Laws against adulteration of products had not yet been enacted. Industrial
safety codes and means of compensating the dependents of injured workmen
were unknown. The sanitary conditions of factories in general were
incredibly bad. An employer who worked the men, women, and children
in his factories only twelve hours a day was something of a public-spirited
paternalist. Foreign trade brought the local supplier into competition
with foreign producers he had never seen or heard of.
Newly born industrial enterprises and the people whose fortunes were
tied to them, learned the nature of industrial production primarily
by successive bitter experience. Businesses ran through constantly
recurring cycles of expansion, boom, over-production, liquidation,
and depression. Superimposed upon this disorganizing parade of booms
and slumps were the disrupting effects of primitive money and credit
systems providing mediums of exchange containing built-in erratic gyrations
of their own. The money system of Great Britain, like that of other
countries experiencing the Industrial Revolution, suffered not merely
from irresponsible banking, inadequate knowledge, poorly designed regulatory
laws, and rampant exploitations of the opportunities for financial
fraud, but also from the results of heavy importations of gold and
silver — the monetary metals — from the New World.
Without analyzing here the causes, we need merely note that the problems
of the workers fell upon deaf political ears in Britain and elsewhere
as the Industrial Revolution progressed, until their agonized suffering
reached the notoriety of an insuppressible public scandal. Even then,
the factory owners, who could point proudly to the fact that for the
first time in history, per capita increase in the output of
goods and services was beginning to race ahead, had no basis in experience
for knowing whether they could at once be humane in their labor relations
and still maintain their positions in the unprecedented hurly burly
of the competition.
Marx’s Work . . . The Cause of Injustice
Against this background, in which the mere outlines of industrial
production under free enterprise were vaguely taking shape, Marx set
himself the task of finding the cause of economic injustice. His masterpiece, Capital,
draws and documents the picture of the Industrial Revolution from the
standpoint of the industrial worker. He was the one primarily responsible
for having attached the name “capitalism” to the therefore
unclassified economic system of Great Britain. Marx’s source
materials, in addition to his own indefatigable personal studies of
factory life, were the reports of the Royal Commissioners on the Employment
of Children and Young Persons in Trades and Manufacturers, the Reports
of the Inspectors of Factories (who were appointed under the Factories
Regulation Acts of 1859), the Reports from the Poor Law Inspectors
on the Wages of Agricultural Labourers, the Reports of the Select Committee
(of the House of Commons) on the Adulteration of Food, and other official
documents, as well as the writings of the economists of his day.

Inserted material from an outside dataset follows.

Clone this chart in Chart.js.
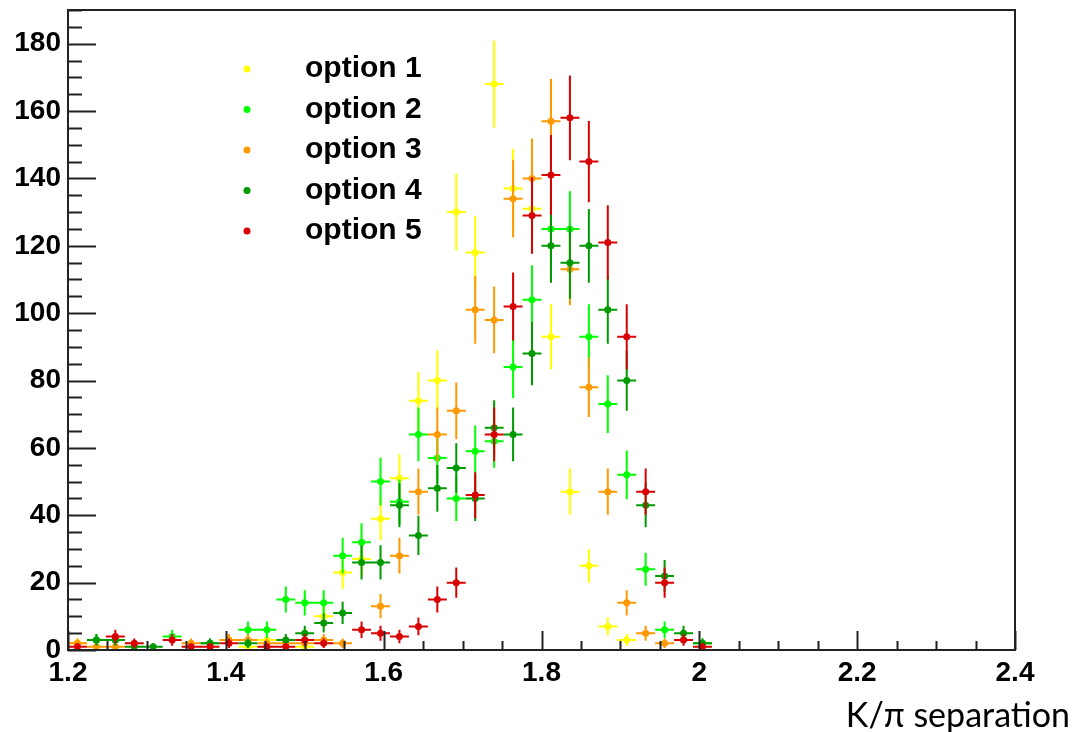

Because of the dire suffering of the industrial workers, Marx, who
knew the facts and knew how to describe them, made a powerful emotional
case for economic reforms to improve the lot of the worker. Since the
actual operation of the system, which he called “capitalistic,” was
as enormously beneficial to the segment — less than 10 percent — of
the population who owned the factories as it was destructively detrimental
to most of the 90 percent who worked in them, Marx could have led a
revolt against the established order by pointing to this disparity
alone. But he did not choose to do so. He made the most painstaking
and ponderous effort to seek out the cause of the injustice.

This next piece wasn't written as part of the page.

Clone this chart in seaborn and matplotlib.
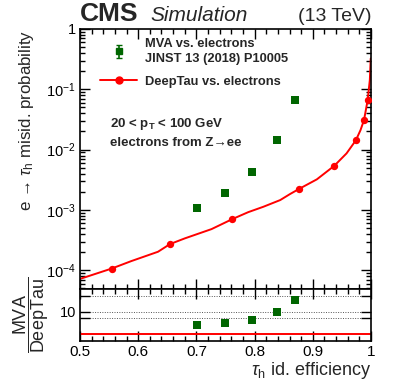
import numpy as np
import matplotlib
matplotlib.use("Agg")
import matplotlib.pyplot as plt
import seaborn as sns
from matplotlib.lines import Line2D
from matplotlib.ticker import LogLocator, MultipleLocator, NullFormatter, FixedLocator

# DeepTau vs. electrons, curve
curve_eff = [0.500, 0.5545, 0.588, 0.634, 0.6546, 0.680, 0.726, 0.7617, 0.789,
             0.815, 0.844, 0.861, 0.877, 0.907, 0.937, 0.958, 0.974, 0.982,
             0.988, 0.9943, 0.998, 0.9995]
curve_misid = [7.2e-5, 1.07e-4, 1.42e-4, 2.03e-4, 2.72e-4, 3.38e-4, 4.82e-4, 7.06e-4,
               9.2e-4, 1.13e-3, 1.46e-3, 1.84e-3, 2.25e-3, 3.22e-3, 5.41e-3, 8.68e-3,
               1.43e-2, 2.11e-2, 3.10e-2, 6.65e-2, 0.143, 0.324]

# DeepTau working points
wp_eff = [0.555, 0.655, 0.762, 0.877, 0.937, 0.974, 0.988, 0.994]
wp_misid = [1.07e-4, 2.72e-4, 7.06e-4, 2.25e-3, 5.41e-3, 1.43e-2, 3.10e-2, 6.65e-2]

# MVA vs. electrons (JINST 13 (2018) P10005)
mva_eff = [0.701, 0.749, 0.796, 0.838, 0.869]
mva_misid = [1.09e-3, 1.94e-3, 4.22e-3, 1.47e-2, 6.65e-2]
mva_ratio = [2.5, 3.1, 4.2, 10.0, 34.0]

yticks = [1e-4, 1e-3, 1e-2, 1e-1, 1]
ytick_labels = [r"$10^{-4}$", r"$10^{-3}$", r"$10^{-2}$", r"$10^{-1}$", "1"]
xticks = [0.5, 0.6, 0.7, 0.8, 0.9, 1.0]
xtick_labels = ["0.5", "0.6", "0.7", "0.8", "0.9", "1"]

RED = "#ff0000"
GREEN = "#006600"

sns.set_style("ticks")
plt.rcParams["font.family"] = ["Liberation Sans", "DejaVu Sans"]
plt.rcParams["mathtext.fontset"] = "custom"
plt.rcParams["mathtext.rm"] = "Liberation Sans"
plt.rcParams["mathtext.it"] = "Liberation Sans:italic"
plt.rcParams["mathtext.bf"] = "Liberation Sans:bold"

W, H = 399, 385
fig = plt.figure(figsize=(W / 100, H / 100), dpi=100)


def fx(px):
    return px / W


def fy(py):
    return 1 - py / H


L, R = 80, 371
ax = fig.add_axes([fx(L), fy(289), fx(R) - fx(L), fy(29) - fy(289)])
rax = fig.add_axes([fx(L), fy(341), fx(R) - fx(L), fy(289) - fy(341)], sharex=ax)

sns.lineplot(x=curve_eff, y=curve_misid, ax=ax, color=RED, lw=1.4, sort=False)
sns.scatterplot(x=wp_eff, y=wp_misid, ax=ax, color=RED, marker="o", s=28,
                edgecolor=RED, linewidth=0, zorder=4)
sns.scatterplot(x=mva_eff, y=mva_misid, ax=ax, color=GREEN, marker="s", s=26,
                edgecolor=GREEN, linewidth=0, zorder=5)

ax.set_yscale("log")
ax.set_xlim(0.5, 1.0)
ax.set_ylim(4.9e-5, 1)
ax.set_yticks(yticks, labels=ytick_labels)
ax.yaxis.set_minor_locator(LogLocator(base=10, subs=np.arange(2, 10)))
ax.yaxis.set_minor_formatter(NullFormatter())
ax.set_xticks(xticks)
ax.xaxis.set_minor_locator(MultipleLocator(0.02))
ax.tick_params(labelbottom=False)

# ratio panel
rax.axhline(1, color=RED, lw=1.4)
for g in [5, 10, 50]:
    rax.axhline(g, color="#555555", lw=0.7, ls=(0, (1, 1.5)), zorder=0)
sns.scatterplot(x=mva_eff, y=mva_ratio, ax=rax, color=GREEN, marker="s", s=26,
                edgecolor=GREEN, linewidth=0, zorder=5)
rax.set_yscale("log")
rax.set_ylim(0.5, 100)
rax.yaxis.set_major_locator(FixedLocator([5, 10, 50]))
rax.set_yticklabels(["", "10", ""])
rax.yaxis.set_minor_locator(FixedLocator([]))
rax.set_xticks(xticks, labels=xtick_labels)
rax.set_xlim(0.5, 1.0)

for a in (ax, rax):
    a.tick_params(which="both", direction="in", top=True, right=True, width=1.0,
                  colors="black", labelsize=10.5, pad=3)
    a.tick_params(which="major", length=7)
    a.tick_params(which="minor", length=3.5)
    for s in a.spines.values():
        s.set_linewidth(1.2)
        s.set_color("black")
    a.set_xlabel("")
    a.set_ylabel("")
rax.tick_params(axis="x", pad=3, labelsize=11)

# axis titles
fig.text(fx(27), fy(30), "e \u2192 $\\tau_{\\mathrm{h}}$ misid. probability",
         rotation=90, ha="center", va="top", fontsize=12.2)
fig.text(fx(31), fy(315), r"$\dfrac{\mathrm{MVA}}{\mathrm{DeepTau}}$",
         rotation=90, ha="center", va="center", fontsize=13)
fig.text(fx(R), fy(375), r"$\tau_{\mathrm{h}}$ id. efficiency",
         ha="right", va="baseline", fontsize=13)

# header
fig.text(fx(80), fy(21), "CMS", fontsize=19, fontweight="bold", ha="left", va="baseline")
fig.text(fx(150), fy(21), "Simulation", fontsize=15, fontstyle="italic",
         ha="left", va="baseline")
fig.text(fx(R), fy(21), "(13 TeV)", fontsize=14, ha="right", va="baseline")

# legend
h_mva = ax.errorbar([np.nan], [np.nan], yerr=[[np.nan], [np.nan]], fmt="s",
                    color=GREEN, ms=4.5, capsize=2, elinewidth=1.2)
h_dt = Line2D([], [], color=RED, lw=1.4, marker="o", ms=5)
leg = ax.legend([h_mva, h_dt],
                ["MVA vs. electrons\nJINST 13 (2018) P10005", "DeepTau vs. electrons"],
                loc="upper left", bbox_to_anchor=(fx(100), fy(38)),
                bbox_transform=fig.transFigure, frameon=False, handlelength=2.9,
                handletextpad=0.6, labelspacing=0.85, borderpad=0, borderaxespad=0,
                prop={"size": 9.3, "weight": "bold"})
for t in leg.get_texts():
    t.set_linespacing(1.32)

ax.text(0.103, 0.635, r"20 < p$_{\mathbf{T}}$ < 100 GeV", transform=ax.transAxes,
        fontsize=9.5, fontweight="bold", ha="left", va="center")
ax.text(0.103, 0.56, "electrons from Z\u2192ee", transform=ax.transAxes,
        fontsize=9.5, fontweight="bold", ha="left", va="center")

fig.savefig("out.png", dpi=100)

At length, Marx rendered his verdict. The malefactor, the cause of
all this limitless human misery, was the capitalist. His crime, felonious
by all canons of human decency and fairness, was the unrecompensed
piracy from the defenseless industrial workers of most of the wealth
which they alone created. No plunder in history, said Marx,
could compare with the enormity of the offense of the capitalist who,
without working himself, appropriated the products of the worker, leaving
the worker with only the minimum amount paid as “slave-wages” to
keep him alive and to enable him to produce.
Marx and Capitalism . . . They Almost Meet in the Dark
The root of all of the evil Marx surveyed was, he concluded, the private
ownership of the means of production. The emotional case which he built
in favor of a revolution to improve the position of the industrial
worker was mountainous. The method of carrying out the revolution,
he advocated, was for the workers to seize the government by force
and then to use the state to expropriate the ownership of capital.

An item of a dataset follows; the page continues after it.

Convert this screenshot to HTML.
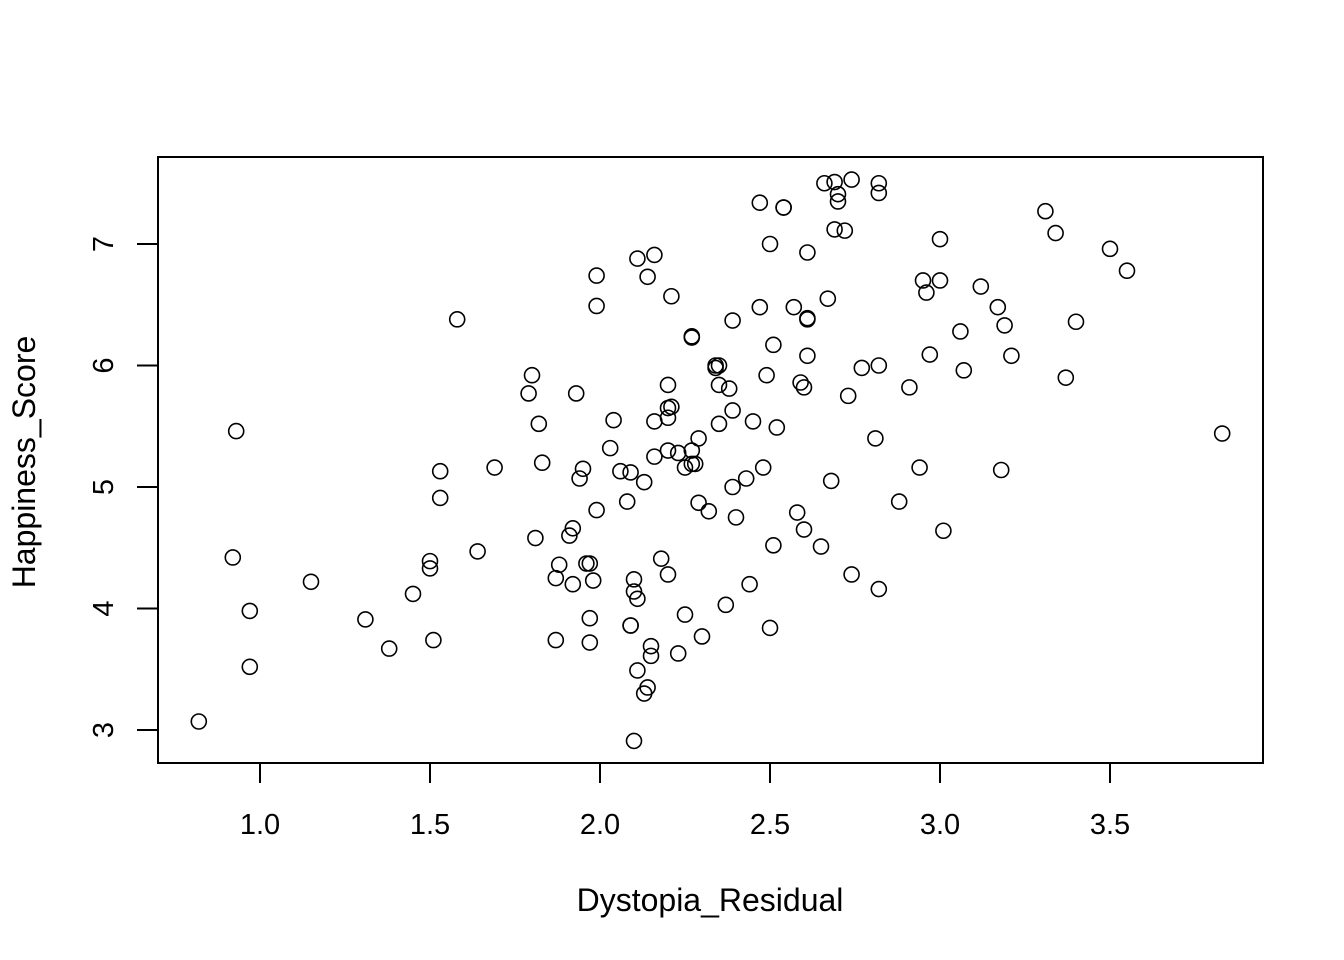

Unfortunately, the moral truth of the massive case which Marx marshaled
for improvement of the lot of the industrial worker was dwarfed by
the magnitude of his error in assigning as the cause of the maldistribution
of wealth, the private ownership of capital.
In the course of his investigation, Marx actually saw, but was prevented
by this error from comprehending, the underlying principles of capitalism.
Since there can be no doubt about Marx’s honest effort and fierce
desire to find the key to a workable industrial economy, we are justified
in venturing the speculation that had Marx understood the implications
of the principles of capitalistic distribution which presented themselves
to him as “appearances” only, he might have become
a revolutionary capitalist instead of a revolutionary socialist.
Karl Marx, as he reflected upon the causes of economic injustice in
the first century of capitalism, came to a conclusion as momentous
as it was mistaken. The world was to suffer as much from the critical
error of the decision as it had suffered to provoke Marx to make it.
Had he not been blinded by a borrowed myth, Marx might well have proclaimed “People
of the world, unite! Extend the benefits of capitalism to all mankind.” Instead,
he exhorted the workers of the world to unite and “throw off
the chains” of capitalism.
Had Marx chosen the capitalistic alternative rather than the socialistic
one, the world would be a vastly different place in which to live today.
Without the false and seductive promises of socialism, Russia, the
nation built on Marxism, would be without the principal rhetorical
weapon which it uses to seduce the minds of men.
Yet it is a fact that Marx actually considered the problems which
should have led him to discover capitalism. But for three basic errors
in reasoning, Marx might have been looked upon today as the apostle
of capitalism rather than its detractor and tormentor.